A traditional response would be: Well, you need to add in other testing layers (module, integration, specification, acceptance, ...) and test those things as well--but that's outside the scope of pure unit testing. But that distinction is often used to punt on doing those other forms of testing, or leave it to someone else. "Not my job, man. I'm just responsible for unit tests. Someone else is responsible for integration and UI testing." That punting is an abdication of responsibility, and inimical to TDD's philosophy of integrating coding and testing. It's also a big reason unit tests are infamous for passing with flying colors, even when the code as a whole is still breaking or not doing the job it was designed to do.

There is a place for segmenting testing realms. Performance testing, walk-through-the-UI testing, intrusion testing, and exhaustive compliance testing against all possible supported libraries and platforms can each require spinning up considerable middleware and virtual instances, and might take dekaminutes or hours to complete. Run those test suites occasionally, rather than every code edit. But for goodness sake do not use their "higher level" nature to avoid doing them.

There is also often a notion that integration, UI, and other forms of testing require different tools. While you may need some additional tools (Selenium, in this case), but I cannot see the point in requiring an entirely different testing foundation of test runners, fixtures, mocking and support libraries, and so on. I'd argue that having different infrastructure for 4 or 5 desired layers of testing is anti-simplicity and ultimately itself an anti-pattern.

My experience is that rigid conformance to unit testing dogma--"only one possible reason to fail" and "don't test things together" e.g.--is restrictive and ultimately counter-productive. You certainly want tests to exercise your code in the clear, simple, direct ways. Pure unit tests can and do help with that. But why stop there?

I build "unit" tests with an expanded model of what constitutes a unit--not just individual software atoms or particles, but multiple routines and objects, acting together.

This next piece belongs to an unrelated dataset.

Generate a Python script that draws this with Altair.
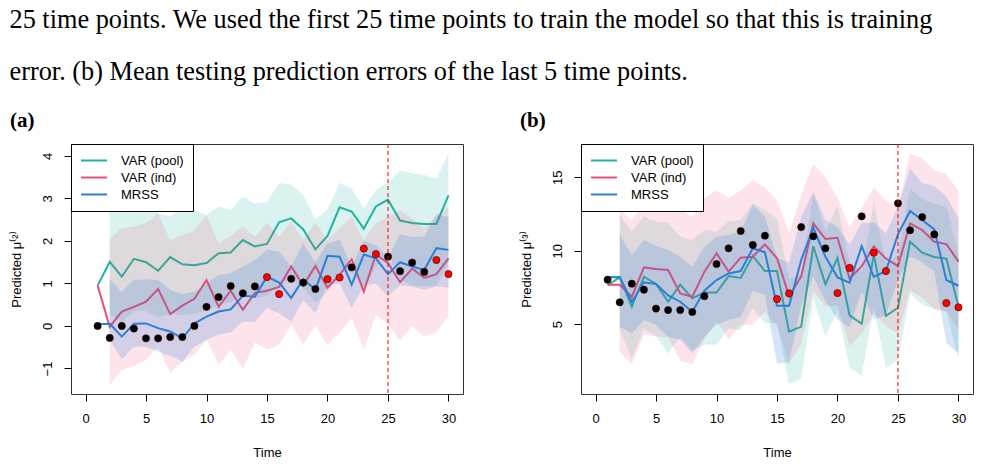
import altair as alt
import pandas as pd

# ---------------------------------------------------------------- data
t_all = list(range(1, 31))
t_band = list(range(2, 31))
test_times = [15, 16, 20, 21, 23, 24, 29, 30]

models = ["VAR (pool)", "VAR (ind)", "MRSS"]
line_colors = ["#1DB5A0", "#EE4A72", "#2B7FD6"]
band_opacity = [0.16, 0.15, 0.20]

# panel (a): observed mu^(2) and predictions
a_obs = [0.00, -0.28, 0.00, -0.06, -0.29, -0.29, -0.26, -0.26, 0.00, 0.45,
         0.68, 0.94, 0.77, 0.93, 1.15, 0.75, 1.11, 1.02, 0.87, 1.10,
         1.14, 1.38, 1.82, 1.69, 1.63, 1.29, 1.49, 1.27, 1.55, 1.22]
a_pool = [0.95, 1.51, 1.16, 1.58, 1.50, 1.30, 1.62, 1.45, 1.43, 1.48,
          1.71, 1.73, 2.02, 1.87, 1.93, 2.44, 2.53, 2.27, 1.80, 2.12,
          2.79, 2.69, 2.29, 2.81, 2.97, 2.48, 2.42, 2.40, 2.40, 3.07]
a_ind = [0.95, -0.02, 0.34, 0.45, 0.57, 0.87, 0.28, 0.48, 0.64, 1.08,
         0.45, 0.83, 0.38, 0.78, 0.83, 0.92, 1.40, 0.95, 1.41, 0.90,
         1.20, 1.57, 0.81, 1.68, 1.48, 1.03, 1.35, 1.13, 1.22, 1.59]
a_mrss = [0.04, 0.05, -0.25, 0.05, 0.06, -0.05, -0.13, -0.29, 0.06, 0.22,
          0.34, 0.39, 0.71, 0.69, 1.16, 1.02, 0.66, 1.10, 0.85, 1.65,
          1.63, 0.97, 1.68, 1.59, 1.22, 1.50, 1.40, 1.32, 1.83, 1.79]
# interval bounds, t = 2..30
a_pool_hi = [2.85, 2.69, 2.81, 2.88, 2.65, 2.57, 2.81, 2.72, 2.61, 2.81,
             2.73, 3.04, 2.88, 2.92, 3.36, 3.32, 3.08, 2.51, 2.73, 3.37,
             3.22, 2.77, 3.20, 3.38, 3.66, 3.59, 3.55, 3.47, 4.05]
a_pool_lo = [0.25, 0.10, 0.35, 0.35, 0.20, 0.30, 0.25, 0.30, 0.35, 0.50,
             0.55, 0.75, 0.65, 0.70, 1.00, 1.10, 0.90, 0.55, 0.80, 1.30,
             1.25, 0.90, 1.40, 1.75, 1.10, 0.95, 0.93, 0.95, 1.50]
a_ind_hi = [2.06, 2.30, 2.34, 2.43, 2.65, 2.02, 2.14, 2.25, 2.61, 1.94,
            2.12, 2.34, 2.10, 2.42, 2.10, 2.46, 2.02, 2.42, 2.02, 2.30,
            2.57, 2.02, 2.42, 2.57, 2.73, 2.53, 2.30, 2.61, 2.81]
a_ind_lo = [-1.39, -1.04, -0.94, -0.80, -0.49, -1.10, -0.84, -0.68, -0.31, -0.92,
            -0.56, -1.00, -0.39, -0.56, -0.44, 0.03, -0.44, 0.01, -0.45, -0.15,
            0.18, -0.56, 0.26, 0.05, -0.35, 0.00, -0.25, -0.15, 0.24]
a_mrss_hi = [1.10, 0.80, 1.08, 1.10, 1.08, 0.85, 0.75, 0.80, 1.00, 1.20,
             1.24, 1.40, 1.55, 1.79, 1.75, 1.40, 1.94, 1.50, 1.94, 2.02,
             1.40, 2.00, 1.90, 1.60, 2.16, 2.10, 2.10, 2.61, 2.57]
a_mrss_lo = [-0.33, -0.78, -0.49, -0.49, -0.60, -0.70, -0.84, -0.49, -0.33, -0.20,
             -0.15, 0.10, 0.10, 0.42, 0.30, 0.10, 0.61, 0.30, 0.95, 1.00,
             0.42, 0.95, 1.00, 0.70, 0.95, 0.93, 0.85, 0.93, 0.90]

# panel (b): observed mu^(3) and predictions
b_obs = [8.02, 6.48, 7.75, 7.34, 6.05, 5.95, 5.95, 5.82, 6.90, 9.09,
         10.16, 11.34, 10.39, 11.02, 6.70, 7.09, 11.61, 10.98, 10.16, 7.11,
         8.82, 12.34, 9.86, 8.61, 13.23, 11.39, 12.29, 11.11, 6.43, 6.14]
b_pool = [7.64, 8.18, 6.18, 8.23, 7.73, 6.52, 7.68, 6.75, 7.14, 7.14,
          8.27, 8.14, 9.64, 8.61, 8.61, 4.48, 4.82, 10.30, 7.71, 9.50,
          5.59, 5.02, 9.73, 5.55, 6.11, 10.61, 9.86, 9.57, 9.45, 6.20]
b_ind = [7.68, 7.68, 6.86, 8.86, 8.75, 8.68, 7.09, 6.86, 8.57, 9.82,
         8.57, 9.52, 9.59, 10.43, 9.48, 6.90, 8.24, 11.86, 10.79, 10.88,
         8.10, 8.94, 10.30, 9.46, 8.94, 11.86, 11.40, 10.61, 10.45, 9.25]
b_mrss = [8.18, 8.20, 6.52, 7.84, 7.73, 6.95, 6.52, 5.84, 7.27, 8.00,
          8.45, 8.61, 10.16, 9.89, 6.25, 6.25, 9.36, 11.56, 9.59, 8.18,
          7.82, 10.30, 8.22, 8.61, 11.13, 12.70, 12.09, 11.45, 8.00, 7.61]
# interval bounds, t = 2..30
b_pool_hi = [12.44, 11.30, 12.32, 11.98, 11.90, 10.95, 10.73, 11.41, 11.30, 11.98,
             12.09, 13.23, 12.77, 12.20, 8.10, 8.40, 13.90, 11.30, 13.10, 9.20,
             8.60, 13.30, 9.15, 9.70, 14.20, 13.50, 13.20, 13.00, 9.80]
b_pool_lo = [4.63, 2.63, 4.68, 4.18, 2.97, 4.13, 3.20, 3.59, 3.59, 4.72,
             4.59, 6.09, 5.06, 5.06, 0.93, 1.27, 6.75, 4.16, 5.95, 2.04,
             1.47, 6.18, 2.00, 2.56, 7.06, 6.31, 6.02, 5.90, 2.65]
b_ind_hi = [12.80, 12.10, 13.20, 13.30, 13.40, 12.80, 12.30, 13.60, 14.10, 13.60,
            14.10, 14.80, 14.30, 13.40, 11.20, 13.80, 15.90, 15.00, 13.60, 11.60,
            12.90, 14.30, 13.40, 13.00, 16.60, 16.30, 15.50, 15.20, 14.10]
b_ind_lo = [3.08, 2.26, 4.26, 4.15, 4.08, 2.49, 2.26, 3.97, 5.22, 3.97,
            4.92, 4.99, 5.83, 4.88, 2.30, 3.64, 7.26, 6.19, 6.28, 3.50,
            4.34, 5.70, 4.86, 4.34, 7.26, 6.80, 6.01, 5.85, 4.65]
b_mrss_hi = [11.06, 9.70, 10.73, 10.32, 10.05, 9.59, 8.91, 10.27, 10.95, 11.06,
             11.30, 13.11, 12.32, 9.50, 9.20, 12.30, 14.00, 12.10, 11.60, 10.40,
             11.90, 11.90, 11.20, 13.00, 15.60, 14.60, 14.40, 13.70, 12.20]
b_mrss_lo = [4.82, 4.36, 5.27, 4.93, 4.14, 3.91, 3.00, 4.14, 4.93, 5.27,
             5.50, 7.26, 7.00, 2.30, 2.40, 6.30, 8.20, 6.60, 5.30, 4.80,
             7.20, 5.30, 5.60, 8.00, 9.60, 9.20, 8.60, 3.70, 3.00]

x_ticks = [0, 5, 10, 15, 20, 25, 30]

FONT = "Liberation Sans"
# short horizontal stroke for the legend keys, starting at the key's left edge
LEGEND_KEY = "M-1,0H3"


def panel(obs, lines, bands, y_domain, y_ticks, y_title, label):
    lines_df = pd.concat(
        [pd.DataFrame({"t": t_all, "value": v, "model": m}) for m, v in zip(models, lines)],
        ignore_index=True)
    bands_df = pd.concat(
        [pd.DataFrame({"t": t_band, "lo": lo, "hi": hi, "model": m})
         for m, (lo, hi) in zip(models, bands)],
        ignore_index=True)
    obs_df = pd.DataFrame({
        "t": t_all, "value": obs,
        "set": ["test" if t in test_times else "train" for t in t_all]})

    x = alt.X("t:Q", scale=alt.Scale(domain=[-1.2, 31.2], nice=False, zero=False),
              axis=alt.Axis(values=x_ticks, title="Time"))
    y_scale = alt.Scale(domain=y_domain, nice=False, zero=False)
    y_axis = alt.Axis(values=y_ticks, title=y_title)

    layers = []
    for i, m in enumerate(models):
        band = (alt.Chart(bands_df)
                .transform_filter(alt.datum.model == m)
                .mark_area(color=line_colors[i], fillOpacity=band_opacity[i])
                .encode(x=x, y=alt.Y("lo:Q", scale=y_scale, axis=y_axis), y2="hi:Q"))
        line = (alt.Chart(lines_df)
                .transform_filter(alt.datum.model == m)
                .mark_line(strokeWidth=2)
                .encode(x=x, y=alt.Y("value:Q", scale=y_scale, axis=y_axis),
                        color=alt.Color("model:N",
                                        scale=alt.Scale(domain=models, range=line_colors),
                                        legend=alt.Legend(title=None))))
        layers += [band, line]

    points = (alt.Chart(obs_df)
              .mark_circle(size=52, opacity=1, stroke="#3a0000", strokeWidth=0.6)
              .encode(x=x, y=alt.Y("value:Q", scale=y_scale, axis=y_axis),
                      fill=alt.Fill("set:N",
                                    scale=alt.Scale(domain=["train", "test"], range=["black", "red"]),
                                    legend=None)))
    split = (alt.Chart(pd.DataFrame({"t": [25]}))
             .mark_rule(color="red", strokeDash=[4, 3], strokeWidth=1)
             .encode(x="t:Q"))

    return alt.layer(*layers, points, split).properties(
        width=392, height=250,
        title=alt.TitleParams(label, anchor="start", font="Liberation Serif",
                              fontSize=21, fontWeight="bold", offset=13))


left = panel(a_obs, [a_pool, a_ind, a_mrss],
             [(a_pool_lo, a_pool_hi), (a_ind_lo, a_ind_hi), (a_mrss_lo, a_mrss_hi)],
             [-1.60, 4.28], [-1, 0, 1, 2, 3, 4], "Predicted \u03bc\u207d\u00b2\u207e", "(a)")
right = panel(b_obs, [b_pool, b_ind, b_mrss],
              [(b_pool_lo, b_pool_hi), (b_ind_lo, b_ind_hi), (b_mrss_lo, b_mrss_hi)],
              [0.23, 17.27], [5, 10, 15], "Predicted \u03bc\u207d\u00b3\u207e", "(b)")

caption = ["25 time points. We used the first 25 time points to train the model so that this is training",
           "error. (b) Mean testing prediction errors of the last 5 time points."]

chart = (alt.hconcat(left, right, spacing=55)
         .resolve_scale(color="independent")
         .resolve_legend(color="independent")
         .properties(
             title=alt.TitleParams(caption, anchor="start", font="Liberation Serif",
                                   fontSize=26.3, fontWeight="normal", lineHeight=52,
                                   color="black", offset=24),
             padding={"left": 9, "top": 6, "right": 5, "bottom": 5})
         .configure_view(stroke="#333333", strokeWidth=1)
         .configure_axis(domain=False, grid=False, tickSize=7, tickColor="black",
                         labelFont=FONT, labelFontSize=13, labelColor="black",
                         titleFont=FONT, titleFontSize=13, titleFontWeight="normal",
                         titleColor="black")
         .configure_axisX(labelPadding=11, titlePadding=21)
         .configure_axisY(labelAngle=270, labelAlign="center", labelBaseline="bottom",
                          labelPadding=10, titlePadding=18)
         .configure_legend(orient="top-left", offset=0, strokeColor="black", fillColor="white",
                           padding=9, symbolType=LEGEND_KEY, symbolStrokeWidth=2,
                           symbolSize=169, labelFont=FONT, labelFontSize=13,
                           labelColor="black", labelOffset=26, rowPadding=2,
                           cornerRadius=0))

chart.save("out.html", embed_options={"renderer": "svg", "actions": False})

Atoms composed into molecules, and then molecules composed into larger molecules.

Relaxing the notion of what constitutes a "unit" and piggybacking unit testing infrastructure for integration and UI tests may not win me awards for testing purity, but it helps larger requirements. It gets more tests written and executed--both in an absolute sense, and per hour of testing effort. And it gets a wider swath of my code tested, in ways that mimic real use.

Isn't that the ultimate goal? Having more robustly-tested, works-together, quality software products? If so, go ahead and use a pure, no-dependencies-whatever model of unit testing to start. Just don't stop there. That slightly higher-level or as-seen-by-a-user tests might fail in several ways, or that they have dependencies--that may be a reason to put those tests into different test specs/files, or to run them less frequently. But it's not a reason to skip them--and often, not even a reason to decouple them from the basic coding process.